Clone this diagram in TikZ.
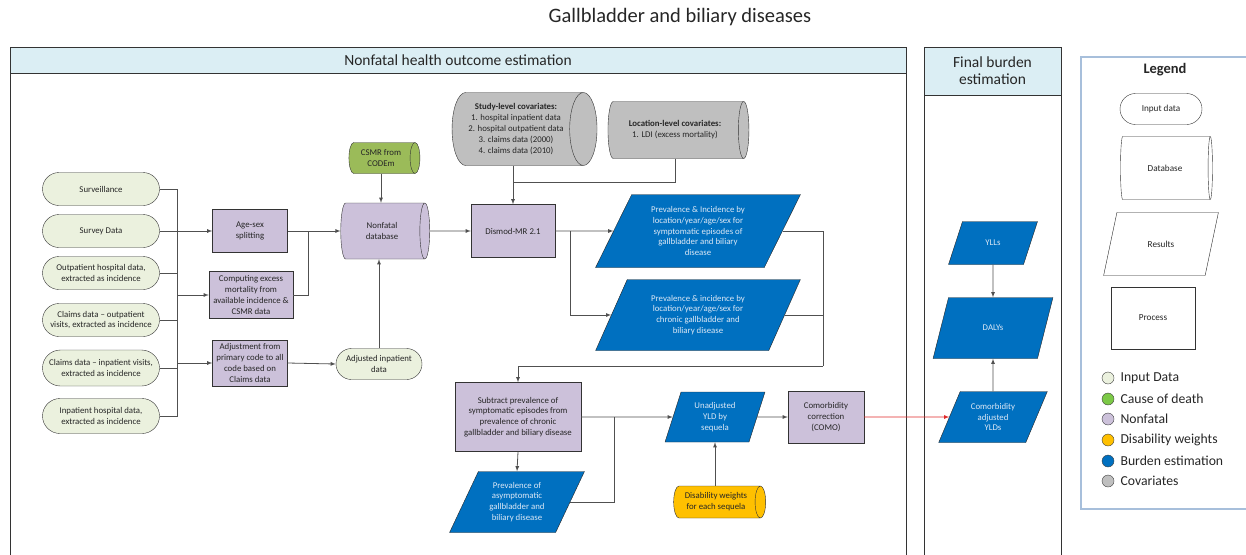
\documentclass[tikz,border=0pt]{standalone}
\usepackage{fontspec}
\setmainfont{Carlito}
\usepackage{xcolor}
\usepackage{tikz}
\usetikzlibrary{shapes,arrows,positioning,fit,backgrounds}

\definecolor{inputfill}{HTML}{EBF1DE}
\definecolor{codfill}{HTML}{9BBB59}
\definecolor{nonfatalfill}{HTML}{CCC1DA}
\definecolor{dwfill}{HTML}{FFC000}
\definecolor{burdenfill}{HTML}{0070C0}
\definecolor{covfill}{HTML}{BFBFBF}
\definecolor{headfill}{HTML}{DBEEF4}
\definecolor{resulttext}{HTML}{DCE8F6}
\definecolor{textgray}{HTML}{262626}
\definecolor{wiregray}{HTML}{505050}
\definecolor{legendblue}{HTML}{A7BFDB}
\definecolor{comored}{HTML}{E02828}

\begin{document}
\begin{tikzpicture}[
  x=1pt, y=-1pt,
  every node/.style={font=\fontsize{8.8}{10.8}\selectfont, text=textgray},
  inputbox/.style={rounded rectangle, draw=black!80, fill=inputfill, align=center,
                   minimum width=119pt, minimum height=33pt, inner sep=1pt},
  procbox/.style={rectangle, draw=black!80, fill=nonfatalfill, align=center, inner sep=1pt},
  % cylinder sizes are given before rotation: height runs along x
  dbase/.style={cylinder, draw=black!80, shape aspect=0.52, align=center, inner sep=1pt},
  result/.style={trapezium, trapezium left angle=63, trapezium right angle=117,
                 trapezium stretches=true, draw=black!85, fill=burdenfill,
                 text=resulttext, align=center, inner sep=1pt},
  lanebox/.style={draw=black!80, line width=0.9pt},
  dot/.style={circle, draw=black!75, minimum size=12pt, inner sep=0pt},
  legtext/.style={anchor=west, font=\fontsize{13.7}{16}\selectfont},
  smalltext/.style={font=\fontsize{9.2}{11}\selectfont},
  wire/.style={draw=wiregray, line width=0.8pt},
  arrow/.style={wire, -latex},
  redarrow/.style={draw=comored, line width=0.8pt, -latex}
]
\useasboundingbox (0,0) rectangle (1246,554);

\node[font=\fontsize{20.5}{24}\selectfont] (title) at (680,17) {Gallbladder and biliary diseases};

% swim lanes
\draw[lanebox] (10,47) rectangle (906,570);
\draw[lanebox, fill=headfill] (10,47) rectangle (906,73);
\node[font=\fontsize{15.5}{18}\selectfont] (nfhead) at (458,60) {Nonfatal health outcome estimation};
\draw[lanebox] (924,47) rectangle (1061,570);
\draw[lanebox, fill=headfill] (924,47) rectangle (1061,95);
\node[font=\fontsize{15.5}{17}\selectfont, align=center] (fbhead) at (992.5,71) {Final burden\\estimation};

% input data
\node[inputbox] (surv) at (101,189) {Surveillance};
\node[inputbox] (survey) at (101,231) {Survey Data};
\node[inputbox] (outhosp) at (101,273) {Outpatient hospital data,\\extracted as incidence};
\node[inputbox] (claimsout) at (101,320) {Claims data -- outpatient\\visits, extracted as incidence};
\node[inputbox, minimum height=36pt] (claimsin) at (101,368) {Claims data -- inpatient visits,\\extracted as incidence};
\node[inputbox, minimum height=35pt] (inhosp) at (101,416) {Inpatient hospital data,\\extracted as incidence};
\coordinate (bus) at (177,189);

% nonfatal processing
\node[procbox, minimum width=75pt, minimum height=43pt] (agesex) at (250,231) {Age-sex\\splitting};
\node[procbox, minimum width=84pt, minimum height=47pt] (excess) at (251,295)
      {Computing excess\\mortality from\\available incidence \&\\CSMR data};
\node[procbox, minimum width=75pt, minimum height=46pt] (adjust) at (250,363)
      {Adjustment from\\primary code to all\\code based on\\Claims data};
\node[inputbox, minimum width=88pt, minimum height=31pt] (adjinp) at (379,364) {Adjusted inpatient\\data};
\node[dbase, fill=nonfatalfill, minimum height=89pt, minimum width=56pt] (nonfatal) at (382,231) {Nonfatal\\database};
\node[dbase, fill=codfill, minimum height=71pt, minimum width=31pt] (csmr) at (381,158) {CSMR from\\CODEm};
\coordinate (merge) at (308,231);

% covariates and modelling
\node[dbase, fill=covfill, minimum height=145pt, minimum width=73pt] (studycov) at (516,129)
      {\textbf{Study-level covariates:}\\1. hospital inpatient data\\2. hospital outpatient data\\3. claims data (2000)\\4. claims data (2010)};
\node[dbase, fill=covfill, minimum height=141pt, minimum width=57pt] (loccov) at (675,130)
      {\textbf{Location-level covariates:}\\1. LDI (excess mortality)};
\node[procbox, minimum width=84pt, minimum height=53pt] (dismod) at (513,231) {Dismod-MR 2.1};
\coordinate (split) at (570,231);

\node[result, minimum width=205pt, minimum height=73pt] (symp) at (698,231)
      {Prevalence \& Incidence by\\location/year/age/sex for\\symptomatic episodes of\\gallbladder and biliary\\disease};
\node[result, minimum width=205pt, minimum height=71pt] (chronic) at (698,315)
      {Prevalence \& incidence by\\location/year/age/sex for\\chronic gallbladder and\\biliary disease};
\coordinate (loopr) at (823,366);

\node[procbox, minimum width=126pt, minimum height=69pt] (subtract) at (518,417)
      {Subtract prevalence of\\symptomatic episodes from\\prevalence of chronic\\gallbladder and biliary disease};
\node[result, minimum width=135pt, minimum height=61pt] (asymp) at (517,502)
      {Prevalence of\\asymptomatic\\gallbladder and\\biliary disease};
\coordinate (join) at (614,417);

\node[result, trapezium left angle=72, trapezium right angle=108,
      minimum width=100pt, minimum height=50pt] (unadj) at (715,417) {Unadjusted\\YLD by\\sequela};
\node[dbase, fill=dwfill, minimum height=92pt, minimum width=32pt] (dw) at (716,502) {Disability weights\\for each sequela};
\node[procbox, minimum width=76pt, minimum height=52pt] (como) at (826,417) {Comorbidity\\correction\\(COMO)};

% final burden
\node[result, minimum width=89pt, minimum height=43pt] (ylls) at (993,243) {YLLs};
\node[result, minimum width=120pt, minimum height=61pt] (dalys) at (993,328) {DALYs};
\node[result, minimum width=109pt, minimum height=51pt] (adjyld) at (993,417) {Comorbidity\\adjusted\\YLDs};

% legend
\draw[draw=legendblue, line width=1.2pt] (1081,57) rectangle (1270,509);
\node[font=\bfseries\fontsize{14.5}{17}\selectfont] (legtitle) at (1165,70) {Legend};
\node[inputbox, fill=white, minimum width=84pt, minimum height=31pt, smalltext] (leginput) at (1161,109) {Input data};
\node[dbase, fill=white, minimum height=92pt, minimum width=63pt, smalltext] (legdb) at (1165,168) {Database};
\node[result, fill=white, text=textgray, minimum width=115pt, minimum height=63pt, smalltext] (legres) at (1161,244) {Results};
\node[procbox, fill=white, minimum width=84pt, minimum height=62pt, smalltext] (legproc) at (1153,318) {Process};

\node[dot, fill=inputfill] (dotinput) at (1108,378) {};
\node[legtext] (labinput) at (1117,378) {Input Data};
\node[dot, fill=codfill!80!green] (dotcod) at (1108,399) {};
\node[legtext] (labcod) at (1117,399) {Cause of death};
\node[dot, fill=nonfatalfill] (dotnf) at (1108,419) {};
\node[legtext] (labnf) at (1117,419) {Nonfatal};
\node[dot, fill=dwfill] (dotdw) at (1108,440) {};
\node[legtext] (labdw) at (1117,440) {Disability weights};
\node[dot, fill=burdenfill] (dotburden) at (1108,461) {};
\node[legtext] (labburden) at (1117,461) {Burden estimation};
\node[dot, fill=covfill] (dotcov) at (1108,481) {};
\node[legtext] (labcov) at (1117,481) {Covariates};

% connectors
\draw[wire] (surv.east) -- (surv.east -| bus) -- (inhosp.east -| bus) -- (inhosp.east);
\draw[wire] (survey.east) -- (survey.east -| bus);
\draw[wire] (outhosp.east) -- (outhosp.east -| bus);
\draw[wire] (claimsout.east) -- (claimsout.east -| bus);
\draw[wire] (claimsin.east) -- (claimsin.east -| bus);
\draw[arrow] (agesex.west -| bus) -- (agesex.west);
\draw[arrow] (excess.west -| bus) -- (excess.west);
\draw[arrow] (adjust.west -| bus) -- (adjust.west);

\draw[arrow] (agesex.east) -- (nonfatal.west);
\draw[wire] (excess.east) -| (merge);
\draw[arrow] (adjust.east) -- (adjinp.west);
\draw[arrow] (adjinp.north) -- (adjinp.north |- nonfatal.south);
\draw[arrow] (csmr.south) -- (csmr.south |- nonfatal.north);
\draw[arrow] (nonfatal.east) -- (dismod.west);

\draw[arrow] (studycov.south -| dismod.north) -- (dismod.north);
\draw[wire] (loccov.south) |- ([yshift=-17pt]studycov.south -| dismod.north);

\draw[arrow] (dismod.east) -- (symp.west);
\draw[arrow] (split) |- (chronic.west);
\draw[wire] (symp.east) -| (loopr);
\draw[wire] (chronic.east) -- (chronic.east -| loopr);
\draw[arrow] (loopr) -| (subtract.north);

\draw[arrow] (subtract.south) -- (asymp.north);
\draw[arrow] (subtract.east) -- (unadj.west);
\draw[wire] (asymp.east) -| (join);
\draw[arrow] (dw.north -| unadj.south) -- (unadj.south);
\draw[arrow] (unadj.east) -- (como.west);
\draw[redarrow] (como.east) -- (adjyld.west);

\draw[arrow] (ylls.south) -- (dalys.north);
\draw[arrow] (adjyld.north) -- (dalys.south);

\end{tikzpicture}
\end{document}
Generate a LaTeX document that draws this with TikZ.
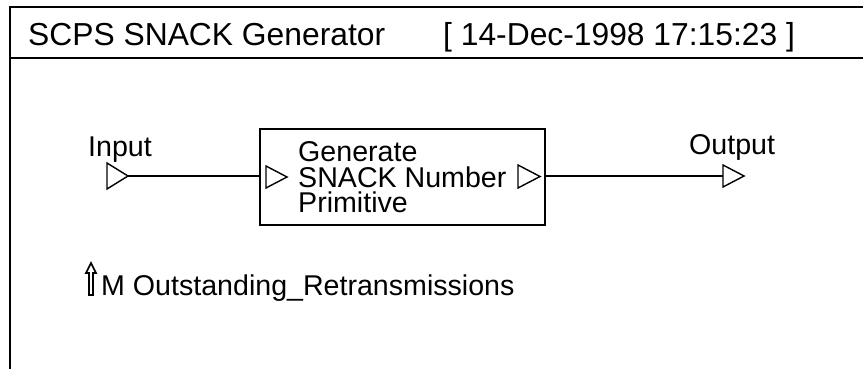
\documentclass[tikz,border=0pt]{standalone}
\usepackage{fontspec}
\setmainfont{Liberation Sans}
\begin{document}
\begin{tikzpicture}[x=1pt,y=-1pt,
  frame/.style={line width=1.8pt},
  wire/.style={line width=1.6pt},
  port/.style={line width=1.4pt, fill=white},
  headtext/.style={font=\fontsize{31.8}{37}\selectfont, inner sep=0pt, anchor=base west},
  bodytext/.style={font=\fontsize{28.6}{25.5}\selectfont, inner sep=0pt, anchor=base west},
  block/.style={draw, line width=1.8pt, minimum width=285pt, minimum height=96pt, inner sep=0pt}]
\useasboundingbox (0,0) rectangle (863,369);

% window frame and header bar
\draw[frame] (10,369) -- (10,7) -- (863,7);
\draw[frame] (10,58) -- (863,58);
\node[headtext] (title) at (28,46) {SCPS SNACK Generator};
\node[headtext] (stamp) at (443,46) {[ 14-Dec-1998 17:15:23 ]};

% primitive block
\node[block] (blk) at (402.5,177) {};
\node[font=\fontsize{28.6}{25.5}\selectfont, inner sep=0pt, anchor=west, align=left]
  (blktext) at (298,177.5) {Generate\\SNACK Number\\Primitive};

% external input port
\node[bodytext] (inlabel) at (88,156) {Input};
\coordinate (intip) at (128,176);
\draw[port] (107,163) -- (intip) -- (107,189) -- cycle;

% block ports
\draw[port] (266,166) -- (287,177) -- (266,188) -- cycle;
\draw[port] (518,165) -- (540,176.5) -- (518,188) -- cycle;

% external output port
\node[bodytext] (outlabel) at (689,154) {Output};
\coordinate (outbase) at (723,176);
\draw[port] (723,165) -- (744,176) -- (723,187) -- cycle;

% connectors
\draw[wire] (intip) -- (intip -| blk.west);
\draw[wire] (blk.east |- outbase) -- (outbase);

% monitored variable
\draw[line width=1.6pt, line join=miter] (91,263) -- (86,273) -- (89,273) -- (89,295) -- (93,295) -- (93,273) -- (96,273) -- cycle;
\node[bodytext] (monitor) at (101,295) {M Outstanding\_Retransmissions};
\end{tikzpicture}
\end{document}
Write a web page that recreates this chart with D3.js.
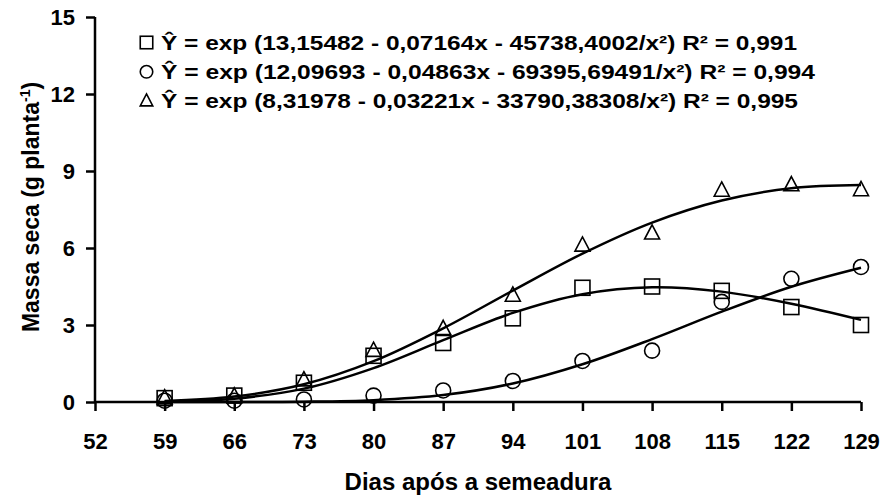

····················

**Problem**
Word for word, restate the lines beginning with the one that has "Generate a LaTeX" and ending with the one that has "(0,0) rectangle (863,369);". Keep both ends and skip any pictures.

**Response to this task**
Generate a LaTeX document that draws this with TikZ.
\documentclass[tikz,border=0pt]{standalone}
\usepackage{fontspec}
\setmainfont{Liberation Sans}
\begin{document}
\begin{tikzpicture}[x=1pt,y=-1pt,
  frame/.style={line width=1.8pt},
  wire/.style={line width=1.6pt},
  port/.style={line width=1.4pt, fill=white},
  headtext/.style={font=\fontsize{31.8}{37}\selectfont, inner sep=0pt, anchor=base west},
  bodytext/.style={font=\fontsize{28.6}{25.5}\selectfont, inner sep=0pt, anchor=base west},
  block/.style={draw, line width=1.8pt, minimum width=285pt, minimum height=96pt, inner sep=0pt}]
\useasboundingbox (0,0) rectangle (863,369);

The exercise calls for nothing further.